>> begin RECORDED DATA
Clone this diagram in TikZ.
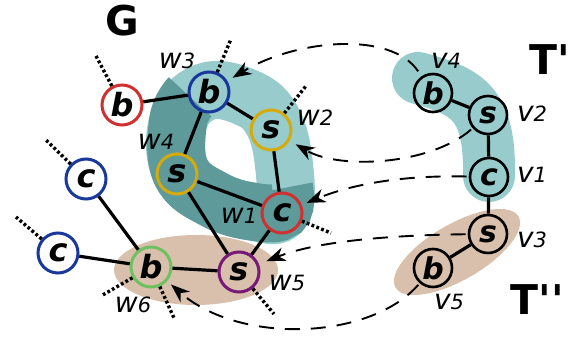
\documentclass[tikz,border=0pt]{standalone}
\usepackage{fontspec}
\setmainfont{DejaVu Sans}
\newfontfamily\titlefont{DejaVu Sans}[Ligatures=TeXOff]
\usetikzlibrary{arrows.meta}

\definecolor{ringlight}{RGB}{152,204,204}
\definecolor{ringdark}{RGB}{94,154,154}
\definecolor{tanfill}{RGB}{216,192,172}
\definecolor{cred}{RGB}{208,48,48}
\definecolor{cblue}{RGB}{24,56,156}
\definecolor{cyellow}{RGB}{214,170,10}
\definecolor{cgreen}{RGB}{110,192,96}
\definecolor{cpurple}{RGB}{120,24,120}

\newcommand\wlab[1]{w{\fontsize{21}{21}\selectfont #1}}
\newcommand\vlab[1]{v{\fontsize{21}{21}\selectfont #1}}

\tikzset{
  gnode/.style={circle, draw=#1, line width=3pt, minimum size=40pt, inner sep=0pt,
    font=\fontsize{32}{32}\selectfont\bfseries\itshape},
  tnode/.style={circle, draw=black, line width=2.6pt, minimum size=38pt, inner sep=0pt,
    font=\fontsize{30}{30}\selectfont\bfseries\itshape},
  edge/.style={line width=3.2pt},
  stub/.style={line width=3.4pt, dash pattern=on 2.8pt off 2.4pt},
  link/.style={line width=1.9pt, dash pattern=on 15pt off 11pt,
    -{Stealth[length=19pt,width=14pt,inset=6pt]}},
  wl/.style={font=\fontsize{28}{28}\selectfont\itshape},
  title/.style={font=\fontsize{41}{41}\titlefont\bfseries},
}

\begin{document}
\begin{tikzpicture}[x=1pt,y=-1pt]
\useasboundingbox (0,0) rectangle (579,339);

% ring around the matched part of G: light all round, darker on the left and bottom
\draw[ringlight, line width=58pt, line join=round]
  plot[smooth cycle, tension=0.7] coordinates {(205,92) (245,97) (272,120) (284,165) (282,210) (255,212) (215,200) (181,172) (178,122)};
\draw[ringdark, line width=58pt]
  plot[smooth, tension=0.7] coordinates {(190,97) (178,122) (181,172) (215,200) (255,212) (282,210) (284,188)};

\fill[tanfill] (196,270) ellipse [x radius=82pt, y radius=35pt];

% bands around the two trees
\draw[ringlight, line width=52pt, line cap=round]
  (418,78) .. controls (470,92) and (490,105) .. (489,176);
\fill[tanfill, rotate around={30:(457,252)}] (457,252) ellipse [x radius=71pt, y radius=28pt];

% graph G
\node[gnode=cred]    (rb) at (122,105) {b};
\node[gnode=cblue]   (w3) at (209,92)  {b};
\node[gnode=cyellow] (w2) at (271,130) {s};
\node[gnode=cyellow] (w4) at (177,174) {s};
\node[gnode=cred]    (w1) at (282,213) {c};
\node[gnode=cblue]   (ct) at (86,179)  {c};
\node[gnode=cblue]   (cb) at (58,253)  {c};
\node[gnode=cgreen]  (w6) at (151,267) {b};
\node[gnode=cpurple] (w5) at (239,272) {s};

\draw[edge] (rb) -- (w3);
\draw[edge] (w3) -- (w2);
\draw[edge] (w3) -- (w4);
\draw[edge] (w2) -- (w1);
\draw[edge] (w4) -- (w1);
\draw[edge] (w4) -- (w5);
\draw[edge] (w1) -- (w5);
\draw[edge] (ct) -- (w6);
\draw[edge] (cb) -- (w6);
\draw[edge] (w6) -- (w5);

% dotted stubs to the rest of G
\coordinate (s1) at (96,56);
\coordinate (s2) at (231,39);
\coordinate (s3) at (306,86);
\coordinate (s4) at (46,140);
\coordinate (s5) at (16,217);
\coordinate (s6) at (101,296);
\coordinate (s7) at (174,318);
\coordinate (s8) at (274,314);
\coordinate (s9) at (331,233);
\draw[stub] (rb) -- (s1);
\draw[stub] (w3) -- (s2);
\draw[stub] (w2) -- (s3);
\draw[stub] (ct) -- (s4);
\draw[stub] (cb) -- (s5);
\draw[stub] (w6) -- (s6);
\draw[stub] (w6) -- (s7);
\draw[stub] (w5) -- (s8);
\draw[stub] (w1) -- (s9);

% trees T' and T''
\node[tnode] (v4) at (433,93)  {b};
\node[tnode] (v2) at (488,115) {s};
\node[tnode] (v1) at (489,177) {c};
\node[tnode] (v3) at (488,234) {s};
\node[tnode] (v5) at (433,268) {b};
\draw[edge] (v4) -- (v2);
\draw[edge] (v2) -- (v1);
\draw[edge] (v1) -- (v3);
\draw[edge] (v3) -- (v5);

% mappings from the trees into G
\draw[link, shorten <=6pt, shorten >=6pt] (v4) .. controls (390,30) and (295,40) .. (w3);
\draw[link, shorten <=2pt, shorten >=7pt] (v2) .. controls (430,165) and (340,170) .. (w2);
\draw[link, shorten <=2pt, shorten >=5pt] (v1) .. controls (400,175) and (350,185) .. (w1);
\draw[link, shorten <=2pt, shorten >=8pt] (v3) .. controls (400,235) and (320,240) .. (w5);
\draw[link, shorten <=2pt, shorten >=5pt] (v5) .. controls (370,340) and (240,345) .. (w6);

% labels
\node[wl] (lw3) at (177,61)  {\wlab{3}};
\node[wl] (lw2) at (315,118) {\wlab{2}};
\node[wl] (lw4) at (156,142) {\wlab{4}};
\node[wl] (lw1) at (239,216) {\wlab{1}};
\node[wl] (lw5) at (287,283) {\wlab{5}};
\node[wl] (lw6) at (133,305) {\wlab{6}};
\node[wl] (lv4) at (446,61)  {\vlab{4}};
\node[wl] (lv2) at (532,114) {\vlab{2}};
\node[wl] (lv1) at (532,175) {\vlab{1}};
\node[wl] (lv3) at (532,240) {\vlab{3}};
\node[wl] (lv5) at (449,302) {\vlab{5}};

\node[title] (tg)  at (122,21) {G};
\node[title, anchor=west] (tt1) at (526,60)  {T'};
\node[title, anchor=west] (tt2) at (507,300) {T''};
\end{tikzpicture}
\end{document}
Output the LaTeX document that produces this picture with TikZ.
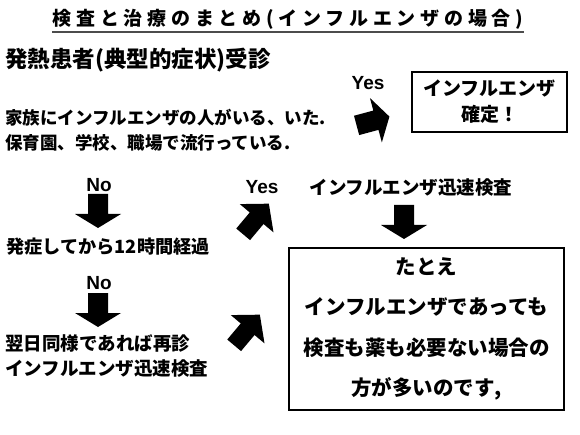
>> end RECORDED DATA
Transcribe every record above exactly as written, leaving out any pictures.

### WRITTEN SOLUTION
Clone this diagram in TikZ.
\documentclass[tikz,border=0pt]{standalone}
\usepackage{fontspec}
\setmainfont{DejaVu Sans}
\newfontfamily\titlefont{DejaVu Sans}[Ligatures=TeXOff]
\usetikzlibrary{arrows.meta}

\definecolor{ringlight}{RGB}{152,204,204}
\definecolor{ringdark}{RGB}{94,154,154}
\definecolor{tanfill}{RGB}{216,192,172}
\definecolor{cred}{RGB}{208,48,48}
\definecolor{cblue}{RGB}{24,56,156}
\definecolor{cyellow}{RGB}{214,170,10}
\definecolor{cgreen}{RGB}{110,192,96}
\definecolor{cpurple}{RGB}{120,24,120}

\newcommand\wlab[1]{w{\fontsize{21}{21}\selectfont #1}}
\newcommand\vlab[1]{v{\fontsize{21}{21}\selectfont #1}}

\tikzset{
  gnode/.style={circle, draw=#1, line width=3pt, minimum size=40pt, inner sep=0pt,
    font=\fontsize{32}{32}\selectfont\bfseries\itshape},
  tnode/.style={circle, draw=black, line width=2.6pt, minimum size=38pt, inner sep=0pt,
    font=\fontsize{30}{30}\selectfont\bfseries\itshape},
  edge/.style={line width=3.2pt},
  stub/.style={line width=3.4pt, dash pattern=on 2.8pt off 2.4pt},
  link/.style={line width=1.9pt, dash pattern=on 15pt off 11pt,
    -{Stealth[length=19pt,width=14pt,inset=6pt]}},
  wl/.style={font=\fontsize{28}{28}\selectfont\itshape},
  title/.style={font=\fontsize{41}{41}\titlefont\bfseries},
}

\begin{document}
\begin{tikzpicture}[x=1pt,y=-1pt]
\useasboundingbox (0,0) rectangle (579,339);

% ring around the matched part of G: light all round, darker on the left and bottom
\draw[ringlight, line width=58pt, line join=round]
  plot[smooth cycle, tension=0.7] coordinates {(205,92) (245,97) (272,120) (284,165) (282,210) (255,212) (215,200) (181,172) (178,122)};
\draw[ringdark, line width=58pt]
  plot[smooth, tension=0.7] coordinates {(190,97) (178,122) (181,172) (215,200) (255,212) (282,210) (284,188)};

\fill[tanfill] (196,270) ellipse [x radius=82pt, y radius=35pt];

% bands around the two trees
\draw[ringlight, line width=52pt, line cap=round]
  (418,78) .. controls (470,92) and (490,105) .. (489,176);
\fill[tanfill, rotate around={30:(457,252)}] (457,252) ellipse [x radius=71pt, y radius=28pt];

% graph G
\node[gnode=cred]    (rb) at (122,105) {b};
\node[gnode=cblue]   (w3) at (209,92)  {b};
\node[gnode=cyellow] (w2) at (271,130) {s};
\node[gnode=cyellow] (w4) at (177,174) {s};
\node[gnode=cred]    (w1) at (282,213) {c};
\node[gnode=cblue]   (ct) at (86,179)  {c};
\node[gnode=cblue]   (cb) at (58,253)  {c};
\node[gnode=cgreen]  (w6) at (151,267) {b};
\node[gnode=cpurple] (w5) at (239,272) {s};

\draw[edge] (rb) -- (w3);
\draw[edge] (w3) -- (w2);
\draw[edge] (w3) -- (w4);
\draw[edge] (w2) -- (w1);
\draw[edge] (w4) -- (w1);
\draw[edge] (w4) -- (w5);
\draw[edge] (w1) -- (w5);
\draw[edge] (ct) -- (w6);
\draw[edge] (cb) -- (w6);
\draw[edge] (w6) -- (w5);

% dotted stubs to the rest of G
\coordinate (s1) at (96,56);
\coordinate (s2) at (231,39);
\coordinate (s3) at (306,86);
\coordinate (s4) at (46,140);
\coordinate (s5) at (16,217);
\coordinate (s6) at (101,296);
\coordinate (s7) at (174,318);
\coordinate (s8) at (274,314);
\coordinate (s9) at (331,233);
\draw[stub] (rb) -- (s1);
\draw[stub] (w3) -- (s2);
\draw[stub] (w2) -- (s3);
\draw[stub] (ct) -- (s4);
\draw[stub] (cb) -- (s5);
\draw[stub] (w6) -- (s6);
\draw[stub] (w6) -- (s7);
\draw[stub] (w5) -- (s8);
\draw[stub] (w1) -- (s9);

% trees T' and T''
\node[tnode] (v4) at (433,93)  {b};
\node[tnode] (v2) at (488,115) {s};
\node[tnode] (v1) at (489,177) {c};
\node[tnode] (v3) at (488,234) {s};
\node[tnode] (v5) at (433,268) {b};
\draw[edge] (v4) -- (v2);
\draw[edge] (v2) -- (v1);
\draw[edge] (v1) -- (v3);
\draw[edge] (v3) -- (v5);

% mappings from the trees into G
\draw[link, shorten <=6pt, shorten >=6pt] (v4) .. controls (390,30) and (295,40) .. (w3);
\draw[link, shorten <=2pt, shorten >=7pt] (v2) .. controls (430,165) and (340,170) .. (w2);
\draw[link, shorten <=2pt, shorten >=5pt] (v1) .. controls (400,175) and (350,185) .. (w1);
\draw[link, shorten <=2pt, shorten >=8pt] (v3) .. controls (400,235) and (320,240) .. (w5);
\draw[link, shorten <=2pt, shorten >=5pt] (v5) .. controls (370,340) and (240,345) .. (w6);

% labels
\node[wl] (lw3) at (177,61)  {\wlab{3}};
\node[wl] (lw2) at (315,118) {\wlab{2}};
\node[wl] (lw4) at (156,142) {\wlab{4}};
\node[wl] (lw1) at (239,216) {\wlab{1}};
\node[wl] (lw5) at (287,283) {\wlab{5}};
\node[wl] (lw6) at (133,305) {\wlab{6}};
\node[wl] (lv4) at (446,61)  {\vlab{4}};
\node[wl] (lv2) at (532,114) {\vlab{2}};
\node[wl] (lv1) at (532,175) {\vlab{1}};
\node[wl] (lv3) at (532,240) {\vlab{3}};
\node[wl] (lv5) at (449,302) {\vlab{5}};

\node[title] (tg)  at (122,21) {G};
\node[title, anchor=west] (tt1) at (526,60)  {T'};
\node[title, anchor=west] (tt2) at (507,300) {T''};
\end{tikzpicture}
\end{document}
Output the LaTeX document that produces this picture with TikZ.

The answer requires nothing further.